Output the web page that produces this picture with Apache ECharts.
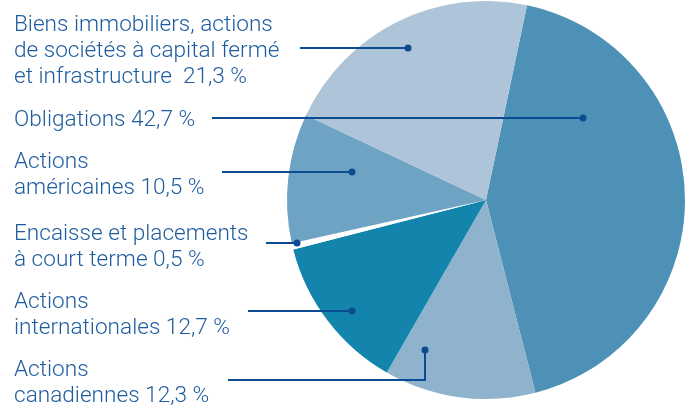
<!DOCTYPE html>
<html>
<head>
<meta charset="utf-8">
<script src="https://cdn.jsdelivr.net/npm/echarts@6/dist/echarts.min.js"></script>
<style>
  html, body { margin: 0; padding: 0; background: #fff; }
  #main { width: 689px; height: 405px; }
</style>
</head>
<body>
<div id="main"></div>
<script>
// slices, clockwise from the top
const names = [
    'Obligations',
    'Actions\ncanadiennes',
    'Actions\ninternationales',
    'Encaisse et placements\nà court terme',
    'Actions\naméricaines',
    'Biens immobiliers, actions\nde sociétés à capital fermé\net infrastructure '
];
const values = [42.7, 12.3, 12.7, 0.5, 10.5, 21.3];
const colors = ['#4d91b7', '#8fb2cd', '#1384ac', '#ffffff', '#6fa3c4', '#aec5d9'];

// label top y for each slice (layout only)
const labelTop = [107, 357, 289, 221, 149, 12];
// leader lines: [x,y] points ending at the dot
const leaders = [
    [[212, 118], [583, 118]],
    [[228, 380], [425, 380], [425, 350]],
    [[248, 311], [352, 311]],
    [[266, 243], [297, 243]],
    [[222, 172], [352, 172]],
    [[300, 48], [408, 48]]
];
const lineColor = '#0b4b92';

let myChart = echarts.init(document.getElementById('main'));

let graphics = [];
leaders.forEach((pts) => {
    graphics.push({
        type: 'polyline',
        shape: {points: pts},
        style: {stroke: lineColor, lineWidth: 2, fill: null},
        z: 10
    });
    let end = pts[pts.length - 1];
    graphics.push({
        type: 'circle',
        shape: {cx: end[0], cy: end[1], r: 3.5},
        style: {fill: lineColor},
        z: 11
    });
});

myChart.setOption({
    animation: false,
    graphic: graphics,
    series: [{
        type: 'pie',
        center: [486, 200],
        radius: [0, 199],
        startAngle: 78.1,
        clockwise: true,
        avoidLabelOverlap: false,
        emphasis: {disabled: true},
        itemStyle: {borderWidth: 0},
        label: {
            show: true,
            position: 'outside',
            color: '#1d5c9e',
            fontFamily: 'Roboto',
            fontWeight: 300,
            fontSize: 22.6,
            lineHeight: 26,
            formatter: (p) => p.name + ' ' + values[p.dataIndex].toFixed(1).replace('.', ',') + ' %'
        },
        labelLine: {show: false},
        labelLayout: (p) => ({
            x: 14,
            y: labelTop[p.dataIndex],
            align: 'left',
            verticalAlign: 'top'
        }),
        data: values.map((v, i) => ({
            name: names[i],
            value: v,
            itemStyle: {color: colors[i]}
        }))
    }]
});
window.addEventListener('resize', () => myChart.resize());
</script>
</body>
</html>
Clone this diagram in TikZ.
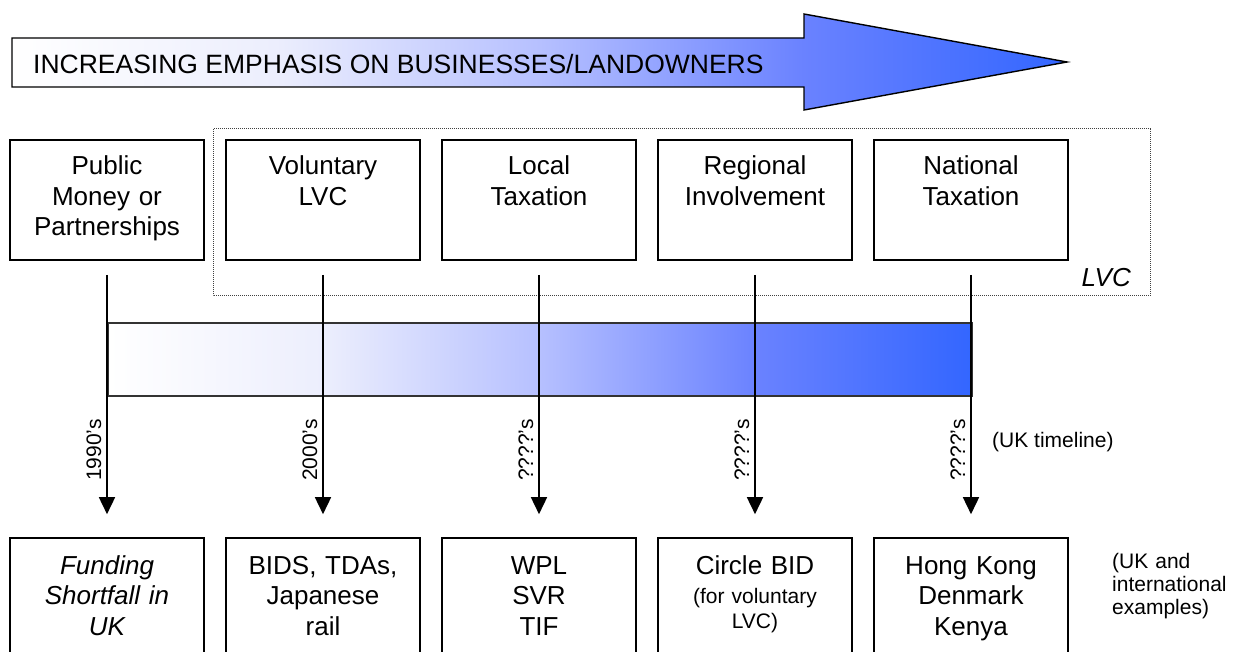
\documentclass[tikz,border=0pt]{standalone}
\usepackage{fontspec}
\setmainfont{Liberation Sans}
\usetikzlibrary{arrows.meta}
\definecolor{sA}{RGB}{236,238,253}
\definecolor{sB}{RGB}{182,192,255}
\definecolor{sC}{RGB}{106,130,255}
\definecolor{sD}{RGB}{51,102,255}
\pgfdeclarehorizontalshading{lvcshade}{100bp}{color(0bp)=(white); color(25bp)=(white); color(37.5bp)=(sA); color(50bp)=(sB); color(62.5bp)=(sC); color(75bp)=(sD); color(100bp)=(sD)}
\begin{document}
\begin{tikzpicture}[x=1pt,y=-1pt,
  stage/.style={draw=black, line width=1.6pt, minimum width=194pt, minimum height=120pt, inner sep=0pt},
  example/.style={draw=black, line width=1.6pt, minimum width=194pt, minimum height=130pt, inner sep=0pt},
  lbl/.style={font=\fontsize{26}{30.5}\selectfont, text width=190pt, align=center, anchor=base, inner sep=0pt},
  smalllbl/.style={font=\fontsize{21}{25}\selectfont, text width=190pt, align=center, anchor=base, inner sep=0pt},
  link/.style={line width=1.6pt, -{Triangle[length=17pt,width=16pt]}, shorten <=14pt, shorten >=23pt},
  yr/.style={font=\fontsize{21}{25}\selectfont, rotate=90, anchor=base east, inner sep=0pt},
  note/.style={font=\fontsize{21}{23}\selectfont, anchor=base west, inner sep=0pt}]
\clip (0,0) rectangle (1240,652);
% big arrow
\shade[shading=lvcshade, draw=black, line width=1.4pt]
  (12,38) -- (804,38) -- (804,14) -- (1067,62) -- (804,110) -- (804,87) -- (12,87) -- cycle;
\node[anchor=base west, inner sep=0pt, font=\fontsize{26.5}{30}\selectfont] (title) at (33,74) {INCREASING EMPHASIS ON BUSINESSES/LANDOWNERS};
% LVC dotted region
\draw[draw=black!75, line width=1pt, dash pattern=on 1pt off 1pt] (213,129) rectangle (1150,296);
\node[font=\fontsize{26}{30}\selectfont\itshape, anchor=base east, inner sep=0pt] (lvc) at (1131,287) {LVC};
% top boxes
\node[stage] (t1) at (107,200) {};
\node[stage] (t2) at (323,200) {};
\node[stage] (t3) at (539,200) {};
\node[stage] (t4) at (755,200) {};
\node[stage] (t5) at (971,200) {};
\node[lbl] (t1l) at (107,175) {Public\\Money or\\Partnerships};
\node[lbl] (t2l) at (323,175) {Voluntary\\LVC};
\node[lbl] (t3l) at (539,175) {Local\\Taxation};
\node[lbl] (t4l) at (755,175) {Regional\\Involvement};
\node[lbl] (t5l) at (971,175) {National\\Taxation};
% bottom boxes
\node[example] (b1) at (107,603) {};
\node[example] (b2) at (323,603) {};
\node[example] (b3) at (539,603) {};
\node[example] (b4) at (755,603) {};
\node[example] (b5) at (971,603) {};
\node[lbl, font=\fontsize{26}{30.5}\selectfont\itshape] (b1l) at (107,574) {Funding\\Shortfall in\\UK};
\node[lbl] (b2l) at (323,574) {BIDS, TDAs,\\Japanese\\rail};
\node[lbl] (b3l) at (539,574) {WPL\\SVR\\TIF};
\node[lbl] (b4l) at (755,574) {Circle BID};
\node[smalllbl] (b4s) at (755,603) {(for voluntary\\LVC)};
\node[lbl] (b5l) at (971,574) {Hong Kong\\Denmark\\Kenya};
% timeline bar
\shade[shading=lvcshade, draw=black!80, line width=1.4pt] (108,323) rectangle (972,396);
% connectors
\draw[link] (t1) -- (b1);
\draw[link] (t2) -- (b2);
\draw[link] (t3) -- (b3);
\draw[link] (t4) -- (b4);
\draw[link] (t5) -- (b5);
% year labels
\node[yr] (y1) at (101,419) {1990's};
\node[yr] (y2) at (317,419) {2000's};
\node[yr] (y3) at (533,419) {????'s};
\node[yr] (y4) at (749,419) {????'s};
\node[yr] (y5) at (965,419) {????'s};
\node[note] (uk) at (992,447) {(UK timeline)};
\node[note, text width=125pt, align=left] (intl) at (1112,568) {(UK and\\international\\examples)};
\end{tikzpicture}
\end{document}
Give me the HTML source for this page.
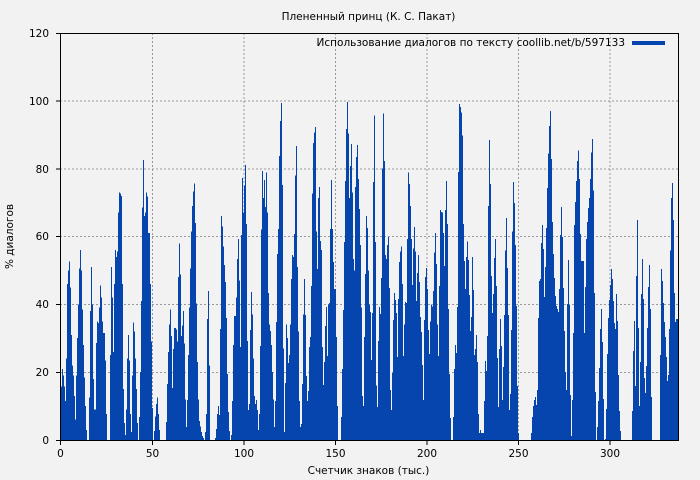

---

Your task is to transcribe all of the records precisely, with no images included.

» **Complete response**
Output the web page that produces this picture with Apache ECharts.
<!DOCTYPE html>
<html>
<head>
<meta charset="utf-8">
<script src="https://cdn.jsdelivr.net/npm/echarts@6/dist/echarts.min.js"></script>
<style>
  html, body { margin: 0; padding: 0; background: #fff; }
  #main { width: 689px; height: 405px; }
</style>
</head>
<body>
<div id="main"></div>
<script>
// slices, clockwise from the top
const names = [
    'Obligations',
    'Actions\ncanadiennes',
    'Actions\ninternationales',
    'Encaisse et placements\nà court terme',
    'Actions\naméricaines',
    'Biens immobiliers, actions\nde sociétés à capital fermé\net infrastructure '
];
const values = [42.7, 12.3, 12.7, 0.5, 10.5, 21.3];
const colors = ['#4d91b7', '#8fb2cd', '#1384ac', '#ffffff', '#6fa3c4', '#aec5d9'];

// label top y for each slice (layout only)
const labelTop = [107, 357, 289, 221, 149, 12];
// leader lines: [x,y] points ending at the dot
const leaders = [
    [[212, 118], [583, 118]],
    [[228, 380], [425, 380], [425, 350]],
    [[248, 311], [352, 311]],
    [[266, 243], [297, 243]],
    [[222, 172], [352, 172]],
    [[300, 48], [408, 48]]
];
const lineColor = '#0b4b92';

let myChart = echarts.init(document.getElementById('main'));

let graphics = [];
leaders.forEach((pts) => {
    graphics.push({
        type: 'polyline',
        shape: {points: pts},
        style: {stroke: lineColor, lineWidth: 2, fill: null},
        z: 10
    });
    let end = pts[pts.length - 1];
    graphics.push({
        type: 'circle',
        shape: {cx: end[0], cy: end[1], r: 3.5},
        style: {fill: lineColor},
        z: 11
    });
});

myChart.setOption({
    animation: false,
    graphic: graphics,
    series: [{
        type: 'pie',
        center: [486, 200],
        radius: [0, 199],
        startAngle: 78.1,
        clockwise: true,
        avoidLabelOverlap: false,
        emphasis: {disabled: true},
        itemStyle: {borderWidth: 0},
        label: {
            show: true,
            position: 'outside',
            color: '#1d5c9e',
            fontFamily: 'Roboto',
            fontWeight: 300,
            fontSize: 22.6,
            lineHeight: 26,
            formatter: (p) => p.name + ' ' + values[p.dataIndex].toFixed(1).replace('.', ',') + ' %'
        },
        labelLine: {show: false},
        labelLayout: (p) => ({
            x: 14,
            y: labelTop[p.dataIndex],
            align: 'left',
            verticalAlign: 'top'
        }),
        data: values.map((v, i) => ({
            name: names[i],
            value: v,
            itemStyle: {color: colors[i]}
        }))
    }]
});
window.addEventListener('resize', () => myChart.resize());
</script>
</body>
</html>
Clone this diagram in TikZ.
\documentclass[tikz,border=0pt]{standalone}
\usepackage{fontspec}
\setmainfont{Liberation Sans}
\usetikzlibrary{arrows.meta}
\definecolor{sA}{RGB}{236,238,253}
\definecolor{sB}{RGB}{182,192,255}
\definecolor{sC}{RGB}{106,130,255}
\definecolor{sD}{RGB}{51,102,255}
\pgfdeclarehorizontalshading{lvcshade}{100bp}{color(0bp)=(white); color(25bp)=(white); color(37.5bp)=(sA); color(50bp)=(sB); color(62.5bp)=(sC); color(75bp)=(sD); color(100bp)=(sD)}
\begin{document}
\begin{tikzpicture}[x=1pt,y=-1pt,
  stage/.style={draw=black, line width=1.6pt, minimum width=194pt, minimum height=120pt, inner sep=0pt},
  example/.style={draw=black, line width=1.6pt, minimum width=194pt, minimum height=130pt, inner sep=0pt},
  lbl/.style={font=\fontsize{26}{30.5}\selectfont, text width=190pt, align=center, anchor=base, inner sep=0pt},
  smalllbl/.style={font=\fontsize{21}{25}\selectfont, text width=190pt, align=center, anchor=base, inner sep=0pt},
  link/.style={line width=1.6pt, -{Triangle[length=17pt,width=16pt]}, shorten <=14pt, shorten >=23pt},
  yr/.style={font=\fontsize{21}{25}\selectfont, rotate=90, anchor=base east, inner sep=0pt},
  note/.style={font=\fontsize{21}{23}\selectfont, anchor=base west, inner sep=0pt}]
\clip (0,0) rectangle (1240,652);
% big arrow
\shade[shading=lvcshade, draw=black, line width=1.4pt]
  (12,38) -- (804,38) -- (804,14) -- (1067,62) -- (804,110) -- (804,87) -- (12,87) -- cycle;
\node[anchor=base west, inner sep=0pt, font=\fontsize{26.5}{30}\selectfont] (title) at (33,74) {INCREASING EMPHASIS ON BUSINESSES/LANDOWNERS};
% LVC dotted region
\draw[draw=black!75, line width=1pt, dash pattern=on 1pt off 1pt] (213,129) rectangle (1150,296);
\node[font=\fontsize{26}{30}\selectfont\itshape, anchor=base east, inner sep=0pt] (lvc) at (1131,287) {LVC};
% top boxes
\node[stage] (t1) at (107,200) {};
\node[stage] (t2) at (323,200) {};
\node[stage] (t3) at (539,200) {};
\node[stage] (t4) at (755,200) {};
\node[stage] (t5) at (971,200) {};
\node[lbl] (t1l) at (107,175) {Public\\Money or\\Partnerships};
\node[lbl] (t2l) at (323,175) {Voluntary\\LVC};
\node[lbl] (t3l) at (539,175) {Local\\Taxation};
\node[lbl] (t4l) at (755,175) {Regional\\Involvement};
\node[lbl] (t5l) at (971,175) {National\\Taxation};
% bottom boxes
\node[example] (b1) at (107,603) {};
\node[example] (b2) at (323,603) {};
\node[example] (b3) at (539,603) {};
\node[example] (b4) at (755,603) {};
\node[example] (b5) at (971,603) {};
\node[lbl, font=\fontsize{26}{30.5}\selectfont\itshape] (b1l) at (107,574) {Funding\\Shortfall in\\UK};
\node[lbl] (b2l) at (323,574) {BIDS, TDAs,\\Japanese\\rail};
\node[lbl] (b3l) at (539,574) {WPL\\SVR\\TIF};
\node[lbl] (b4l) at (755,574) {Circle BID};
\node[smalllbl] (b4s) at (755,603) {(for voluntary\\LVC)};
\node[lbl] (b5l) at (971,574) {Hong Kong\\Denmark\\Kenya};
% timeline bar
\shade[shading=lvcshade, draw=black!80, line width=1.4pt] (108,323) rectangle (972,396);
% connectors
\draw[link] (t1) -- (b1);
\draw[link] (t2) -- (b2);
\draw[link] (t3) -- (b3);
\draw[link] (t4) -- (b4);
\draw[link] (t5) -- (b5);
% year labels
\node[yr] (y1) at (101,419) {1990's};
\node[yr] (y2) at (317,419) {2000's};
\node[yr] (y3) at (533,419) {????'s};
\node[yr] (y4) at (749,419) {????'s};
\node[yr] (y5) at (965,419) {????'s};
\node[note] (uk) at (992,447) {(UK timeline)};
\node[note, text width=125pt, align=left] (intl) at (1112,568) {(UK and\\international\\examples)};
\end{tikzpicture}
\end{document}
Give me the HTML source for this page.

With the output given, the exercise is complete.